Shawn Maxwell is both an educator and an artist. This multi-instrumental band leader has been a recognized and distinguished performer in the Chicago jazz scene for years, and his music has earned critical acclaim nationwide.
We spoke with Shawn about his career, his music over the years, the advice that he passes on to his students, and what audiences can expect from the dynamic band and it’s leader at the 2015 iRockJazz Music Festival in Buffalo, MI.
iRJ: In your bio you state that you grew up on the tough and tumultuous streets of Joliet, Illinois. What do you mean by that?
SM: [Laughing..] That’s a little bit of a goofy kind of thing. But you know, I was born and raised on the east side of Joliet and there were some struggles there, you know? It wasn’t like we were living the high life or anything. It’s hard to put into words really. I remember in high school in the early 90s having to be patted down with a metal detector every day. So that kind of put things into perspective. Growing up, my neighborhood wasn’t the nicest, I would say.

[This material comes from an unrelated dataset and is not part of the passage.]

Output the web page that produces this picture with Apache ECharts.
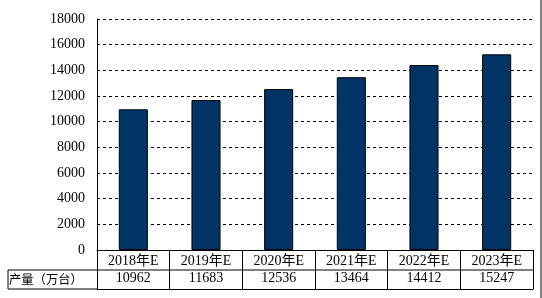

iRJ: Does your upbringing influence your music?
SM: Yes, definitely. From the people that I was hanging around with and the crowd that I was in, and just the situation that I was put in within my neighborhood, I was exposed to jazz at an earlier age. Even though I would say that I wasn’t quick to jump on it as much as I have now, but I did know what it was. But I was more exposed to Rap, R&B soul and stuff like that, where as some of my other friends were totally rock heads and didn’t know anything about Earth, Wind and Fire or even old rappers at the time. So yeah, I feel that where I was – my position in the town I grew up in and people I was hanging around with – I got introduced to a lot of different music that most people my age, at that time, really wasn’t listening to. And that’s really affected how I write and how I like to play and perform.

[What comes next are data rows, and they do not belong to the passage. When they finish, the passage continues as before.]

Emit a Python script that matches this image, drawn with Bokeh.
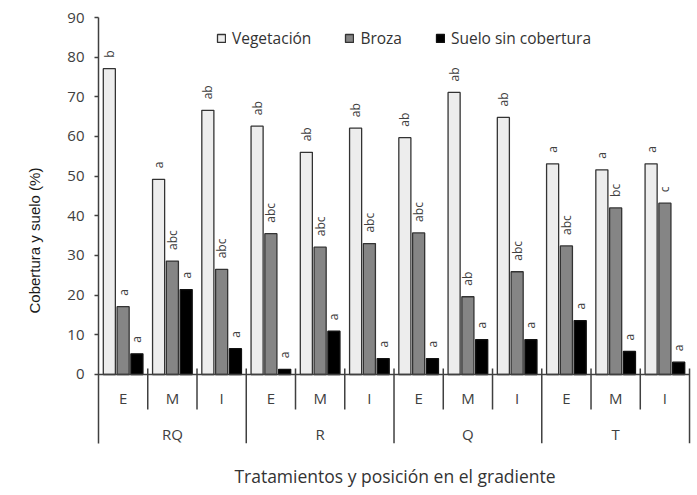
import math

from bokeh.core.properties import value
from bokeh.embed import file_html
from bokeh.models import FixedTicker, Legend, LegendItem, Range1d, Title
from bokeh.plotting import figure
from bokeh.resources import INLINE

# Tratamientos (grupos) y posición en el gradiente (subcategorías)
treatments = ["RQ", "R", "Q", "T"]
positions = ["E", "M", "I"]

# Cobertura (%) por tratamiento y posición, en el orden RQ-E, RQ-M, RQ-I, R-E, ...
vegetacion = [77.1, 49.2, 66.6, 62.6, 56.0, 62.1, 59.7, 71.1, 64.8, 53.1, 51.6, 53.1]
broza = [17.1, 28.6, 26.5, 35.5, 32.1, 33.0, 35.7, 19.6, 25.9, 32.4, 42.0, 43.2]
suelo = [5.2, 21.4, 6.5, 1.3, 10.9, 4.0, 4.0, 8.8, 8.8, 13.6, 5.8, 3.1]

# Letras de significación sobre cada barra
letras_veg = ["b", "a", "ab", "ab", "ab", "ab", "ab", "ab", "ab", "a", "a", "a"]
letras_broza = ["a", "abc", "abc", "abc", "abc", "abc", "abc", "ab", "abc", "abc", "bc", "c"]
letras_suelo = ["a"] * 12

y_ticks = list(range(0, 91, 10))

series_names = ["Vegetación", "Broza", "Suelo sin cobertura"]

# ---- geometry / style -------------------------------------------------------
Y_MIN = -17.4
BAR_W = 0.245
DODGE = 0.28
AXIS_COLOR = "#404040"
TEXT_COLOR = "#404040"
FONT = "Open Sans"

n = len(treatments) * len(positions)
slots = [i + 0.5 for i in range(n)]

p = figure(
    width=697, height=495,
    x_range=Range1d(0, 12.04), y_range=Range1d(Y_MIN, 90),
    output_backend="svg", toolbar_location=None, title=None,
    min_border_left=98, min_border_right=6, min_border_top=17, min_border_bottom=52,
)
p.outline_line_color = None
p.xgrid.visible = False
p.ygrid.visible = False
p.background_fill_color = "white"
p.border_fill_color = "white"

# y axis
p.yaxis.ticker = FixedTicker(ticks=y_ticks)
p.yaxis.minor_tick_line_color = None
p.yaxis.major_tick_in = 0
p.yaxis.major_tick_out = 4
p.yaxis.major_tick_line_color = AXIS_COLOR
p.yaxis.major_tick_line_width = 1.3
p.yaxis.axis_line_color = AXIS_COLOR
p.yaxis.axis_line_width = 1.5
p.yaxis.major_label_standoff = 10
p.yaxis.major_label_text_font = FONT
p.yaxis.major_label_text_font_size = "15px"
p.yaxis.major_label_text_color = TEXT_COLOR

# x axis only carries the title; categories are drawn below
p.xaxis.ticker = FixedTicker(ticks=[])
p.xaxis.axis_line_color = None
p.xaxis.major_tick_line_color = None
p.xaxis.minor_tick_line_color = None
p.xaxis.major_tick_out = 0
p.xaxis.major_tick_in = 0
p.xaxis.major_label_standoff = 0
p.xaxis.axis_label = "Tratamientos y posición en el gradiente"
p.xaxis.axis_label_standoff = 20
p.xaxis.axis_label_text_font = FONT
p.xaxis.axis_label_text_font_size = "17.5px"
p.xaxis.axis_label_text_font_style = "normal"
p.xaxis.axis_label_text_color = "#333333"

# bars
x_veg = [s - DODGE for s in slots]
x_broza = [s for s in slots]
x_suelo = [s + DODGE for s in slots]

r_veg = p.vbar(x=x_veg, top=vegetacion, width=BAR_W, fill_color="#ededed",
               line_color="#333333", line_width=1.3)
r_broza = p.vbar(x=x_broza, top=broza, width=BAR_W, fill_color="#858585",
                 line_color="#333333", line_width=1.3)
r_suelo = p.vbar(x=x_suelo, top=suelo, width=BAR_W, fill_color="#000000",
                 line_color="#111111", line_width=1.3)

# significance letters
for xs, tops, letters in ((x_veg, vegetacion, letras_veg),
                          (x_broza, broza, letras_broza),
                          (x_suelo, suelo, letras_suelo)):
    p.text(x=xs, y=tops, text=letters, angle=math.pi / 2,
           text_align="left", text_baseline="middle", y_offset=-11,
           text_font=value(FONT), text_font_size=value("12px"),
           text_color=TEXT_COLOR)

# category axis: baseline, separators and labels
p.segment(x0=[0], y0=[0], x1=[12], y1=[0], line_color=AXIS_COLOR, line_width=1.5)
minor_b = [i for i in range(1, n) if i % 3]
major_b = [i for i in range(3, n + 1, 3)]
p.segment(x0=minor_b, y0=[1.5] * len(minor_b), x1=minor_b, y1=[-8.8] * len(minor_b),
          line_color=AXIS_COLOR, line_width=1.5)
p.segment(x0=major_b, y0=[1.5] * len(major_b), x1=major_b, y1=[Y_MIN] * len(major_b),
          line_color=AXIS_COLOR, line_width=1.5)

sub_labels = positions * len(treatments)
p.text(x=slots, y=[-6.05] * n, text=sub_labels, text_align="center",
       text_baseline="middle", text_font=value(FONT), text_font_size=value("15px"),
       text_color=TEXT_COLOR)
group_x = [3 * g + 1.5 for g in range(len(treatments))]
p.text(x=group_x, y=[-14.9] * len(treatments), text=treatments, text_align="center",
       text_baseline="middle", text_font=value(FONT), text_font_size=value("15px"),
       text_color=TEXT_COLOR)

# y axis title, placed in the left side panel
p.add_layout(Title(text="Cobertura y suelo (%)", align="left", offset=130,
                   standoff=44, text_font="Liberation Sans", text_font_size="15px",
                   text_font_style="normal", text_color="#1a1a1a"), "left")

# legend
legend = Legend(
    items=[LegendItem(label=series_names[0], renderers=[r_veg]),
           LegendItem(label=series_names[1], renderers=[r_broza]),
           LegendItem(label=series_names[2], renderers=[r_suelo])],
    orientation="horizontal", location=(118, 394),
    glyph_width=10, glyph_height=10, label_standoff=6, spacing=33,
    padding=0, margin=0, border_line_color=None, background_fill_alpha=0,
    label_text_font=FONT, label_text_font_size="15.5px", label_text_color="#333333",
)
p.add_layout(legend)

open("out.html", "w").write(file_html(p, INLINE))
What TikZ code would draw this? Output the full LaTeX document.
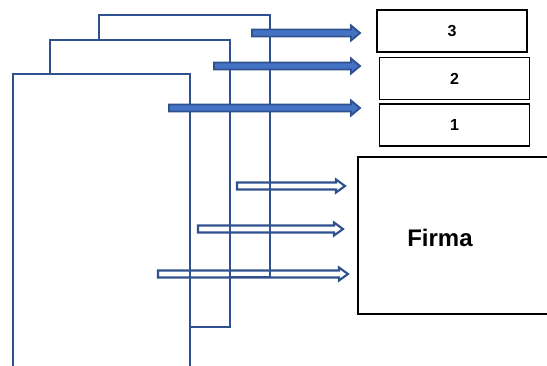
\documentclass[tikz,border=0pt]{standalone}
\usepackage{amsmath}
\usepackage{xcolor}
\usepackage{tikz}
\usepackage{fontspec}
\setmainfont{Liberation Sans}

\definecolor{sheetblue}{HTML}{2F528F}
\definecolor{arrowfill}{HTML}{4472C4}

\tikzset{
  sheet/.style={draw=sheetblue, line width=2pt, line join=miter},
  thickarrow/.style={draw=sheetblue, fill=arrowfill, line width=1.4pt, line join=miter},
  hollowarrow/.style={draw=sheetblue, line width=1.6pt, line join=miter},
  numbox/.style={draw=black, line width=1pt, minimum width=112.5pt, minimum height=31.5pt, inner sep=0pt, font=\bfseries\fontsize{12}{14}\selectfont},
}

\begin{document}
\begin{tikzpicture}[x=0.75pt,y=0.75pt,yscale=-1,xscale=1]
\useasboundingbox (0,0) rectangle (547,365);

% stacked sheets
\draw [sheet]   (99,40) -- (99,15) -- (270,15) -- (270,277) -- (230,277) ;
\draw [sheet]   (50,74) -- (50,40) -- (230,40) -- (230,327) -- (190,327) ;
\draw [sheet]   (13,366) -- (13,74) -- (190,74) -- (190,366) ;

% hollow arrows
\draw [hollowarrow]   (237,182.5) -- (336,182.5) -- (336,179.5) -- (345,186) -- (336,192.5) -- (336,189.5) -- (237,189.5) -- cycle ;
\draw [hollowarrow]   (198,225.5) -- (334,225.5) -- (334,222.5) -- (343,229) -- (334,235.5) -- (334,232.5) -- (198,232.5) -- cycle ;
\draw [hollowarrow]   (158,270.5) -- (339,270.5) -- (339,267.5) -- (348,274) -- (339,280.5) -- (339,277.5) -- (158,277.5) -- cycle ;

% filled arrows
\draw [thickarrow]   (252,29.5) -- (351,29.5) -- (351,25.5) -- (360,33) -- (351,40.5) -- (351,36.5) -- (252,36.5) -- cycle ;
\draw [thickarrow]   (214,62.5) -- (351,62.5) -- (351,58.5) -- (360,66) -- (351,73.5) -- (351,69.5) -- (214,69.5) -- cycle ;
\draw [thickarrow]   (169,104.5) -- (351,104.5) -- (351,100.5) -- (360,108) -- (351,115.5) -- (351,111.5) -- (169,111.5) -- cycle ;

% boxes
\node [numbox] (box3) at (452,31) {3};
\node [numbox] (box2) at (454.5,78.5) {2};
\node [numbox] (box1) at (454.5,125) {1};

\node [draw=black, line width=1pt, minimum width=151.5pt, minimum height=117.75pt, inner sep=0pt] (firmabox) at (459,235.5) {};
\node [font=\bfseries\fontsize{18}{21}\selectfont] (firma) at (440,238) {Firma};

\end{tikzpicture}
\end{document}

iRJ: You are a multi-instrumentalist. How many instruments do you play?
SM: I play three; the saxophone, the clarinet and the flute.
iRJ: You have been on both sides of the music scenario-you have been both an educator and a performer. As an educator, what are you noticing about your students and what are you teaching them to better prepare them for the real world?

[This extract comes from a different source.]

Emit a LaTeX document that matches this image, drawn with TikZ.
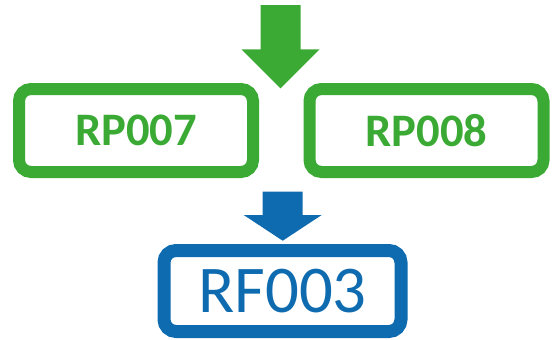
\documentclass[tikz,border=0pt]{standalone}
\usepackage{fontspec}
\setmainfont{Carlito}
\usetikzlibrary{positioning}
\definecolor{rgreen}{RGB}{58,170,53}
\definecolor{rblue}{RGB}{14,107,176}

\begin{document}
\begin{tikzpicture}[x=1pt,y=-1pt]
\tikzset{
    gbox/.style={draw=rgreen, line width=12pt, rounded corners=12pt, minimum width=234pt, minimum height=83pt, inner sep=0pt, text=rgreen, font=\fontsize{46.6}{50}\selectfont\bfseries},
    bbox/.style={draw=rblue, line width=13pt, rounded corners=12pt, minimum width=237pt, minimum height=81pt, inner sep=0pt, text=rblue, font=\fontsize{66.8}{70}\selectfont},
    garrow/.style={fill=rgreen},
    barrow/.style={fill=rblue}
}
\useasboundingbox (0,0) rectangle (552,340);

% --- nodes ---
\node[gbox] (rp7) at (136,130.5) {\raisebox{-2.5pt}{RP007}};
\node[gbox] (rp8) at (426.5,130.5) {\raisebox{-2.5pt}{RP008}};
\node[bbox] (rf3) at (282.5,291) {RF003};

% --- arrow tips ---
\coordinate (gtip) at (280.5,88.3);
\coordinate (btip) at (282.7,240.7);

% --- arrows ---
\fill[garrow] (gtip) -- ++(-39,-39) -- ++(19,0) -- ++(0,-44.3) -- ++(40,0)
    -- ++(0,44.3) -- ++(19,0) -- cycle;
\fill[barrow] (btip) -- ++(-39,-25.7) -- ++(19,0) -- ++(0,-23.3) -- ++(40,0)
    -- ++(0,23.3) -- ++(19,0) -- cycle;
\end{tikzpicture}
\end{document}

SM: I’ve learned that you can only teach them and guide them so far, in order to prepare them for the real world. And I say this to them as well. I know sometimes it sounds kind of hokey, but really, all you can do is kind of help guide them and prepare them and then they have to make their way in the world and learn from their mistakes from the real world experience. Which I remember by teacher saying the same thing to me in college, and kind of think “yeah right, ok”. And then once you go through it it’s like Oh! There are a lot of things that I have discovered that I can’t teach students because they just have to have that experience and go through some stuff themselves. But as far as what I do to kind of prepare them for that is, I’m a stickler for basics. Know your scales, know all these things, listen to this guy, and when you do all of that, then you take all of those tools and you go into the real world and you get your butt kicked for a while and then you turn into a real musician.
iRJ: You recorded your first CD ten years ago. What has changed for you musically since that initial project?
SM: It’s kind of like what I was saying earlier about students and experience; I’ve written a lot more, I’ve performed much more, I’ve performed with different people, and I’ve become more comfortable not only as a composer but really with myself and just growing as a person. I would say that the main difference is that I feel more free. I’m less inhibited to write something in the case of thinking that I have to do something a certain way or trying to appeal to a certain crowd. I’ve really just kind of grown to learn that if I just trust my instincts and go with what I want, that it seems at least, in the end that the crowds and the fans are really going to dig it and bind with it more than in the past when I kind of felt like I was trying to put myself into a old little box of genre or style.
iRJ: What can people expect to hear from you at the iRock Jazz Music Festival musically?
SM: Well, we do all original music, and the genre is definitely jazz but as we touched on before, there are a lot of different mixtures of musical elements in there. Not to say that we will sound like Earth, Wind and Fire, but those guys were a big influence on me as well as different soul and funk bands from the past. And there is some rock and elements of classical music as well. I think that the best two words I can use to describe us would be fun and different. I think that people that listen to us, especially during a live setting, always have a really good time. We don’t take ourselves too seriously, so there is very intelligent music that we are playing, but we are presenting it in a very fun manner. And then just different; I mean I am very confident in saying that when you hear my tone and my sound and our tunes and our arrangements and the way in which we present them, there really isn’t nothing else like it. Not that that is a good or a bad thing; but we are very unique.
iRJ: Thanks Shawn! We look forward to seeing you perform.